[Start]

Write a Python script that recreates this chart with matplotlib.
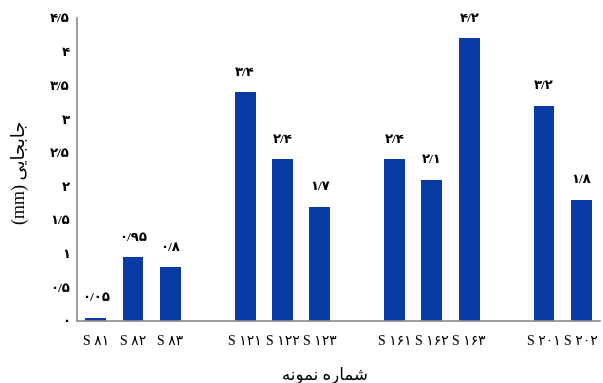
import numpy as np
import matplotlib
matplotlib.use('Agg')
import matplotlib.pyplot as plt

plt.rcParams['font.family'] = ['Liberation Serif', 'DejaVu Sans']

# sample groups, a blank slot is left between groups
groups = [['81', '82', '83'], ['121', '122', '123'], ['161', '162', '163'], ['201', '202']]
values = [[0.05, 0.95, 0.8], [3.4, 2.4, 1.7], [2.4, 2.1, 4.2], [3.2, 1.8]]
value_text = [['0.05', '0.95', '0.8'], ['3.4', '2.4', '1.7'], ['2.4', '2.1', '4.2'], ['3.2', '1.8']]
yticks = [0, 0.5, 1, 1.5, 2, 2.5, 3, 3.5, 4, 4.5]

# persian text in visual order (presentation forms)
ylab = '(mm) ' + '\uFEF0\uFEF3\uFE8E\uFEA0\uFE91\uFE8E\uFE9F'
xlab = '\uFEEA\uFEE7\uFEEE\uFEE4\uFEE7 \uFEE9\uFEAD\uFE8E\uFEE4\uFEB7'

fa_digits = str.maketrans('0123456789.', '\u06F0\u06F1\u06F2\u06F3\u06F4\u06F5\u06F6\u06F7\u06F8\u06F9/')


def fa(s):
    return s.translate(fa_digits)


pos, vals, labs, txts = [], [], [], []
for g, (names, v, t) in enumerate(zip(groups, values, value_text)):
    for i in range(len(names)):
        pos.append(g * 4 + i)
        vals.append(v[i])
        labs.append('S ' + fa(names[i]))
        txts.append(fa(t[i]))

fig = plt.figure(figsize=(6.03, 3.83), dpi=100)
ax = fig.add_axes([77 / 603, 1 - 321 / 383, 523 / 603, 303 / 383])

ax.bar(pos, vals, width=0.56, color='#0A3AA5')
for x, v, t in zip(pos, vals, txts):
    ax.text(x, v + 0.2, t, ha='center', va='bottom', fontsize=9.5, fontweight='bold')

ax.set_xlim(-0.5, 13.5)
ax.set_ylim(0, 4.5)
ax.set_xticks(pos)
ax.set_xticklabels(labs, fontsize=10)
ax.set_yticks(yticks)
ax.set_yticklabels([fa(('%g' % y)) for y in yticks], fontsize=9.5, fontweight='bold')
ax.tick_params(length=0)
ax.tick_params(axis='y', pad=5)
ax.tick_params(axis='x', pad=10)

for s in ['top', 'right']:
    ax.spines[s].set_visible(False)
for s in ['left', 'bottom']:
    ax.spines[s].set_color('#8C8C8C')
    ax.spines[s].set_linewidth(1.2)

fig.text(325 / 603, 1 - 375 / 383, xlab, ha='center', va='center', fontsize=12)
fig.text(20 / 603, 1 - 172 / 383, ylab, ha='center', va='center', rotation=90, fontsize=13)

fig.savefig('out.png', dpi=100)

[End]

● **WHAT THE EXERCISE ASKS**
Begin at the first line of the data above and repeat each line exactly, stopping after the line containing "plt.rcParams['font.family'] = ['Liberation". Omit the pictures.

● **SOLUTION TO THIS TASK**
Write a Python script that recreates this chart with matplotlib.
import numpy as np
import matplotlib
matplotlib.use('Agg')
import matplotlib.pyplot as plt

plt.rcParams['font.family'] = ['Liberation Serif', 'DejaVu Sans']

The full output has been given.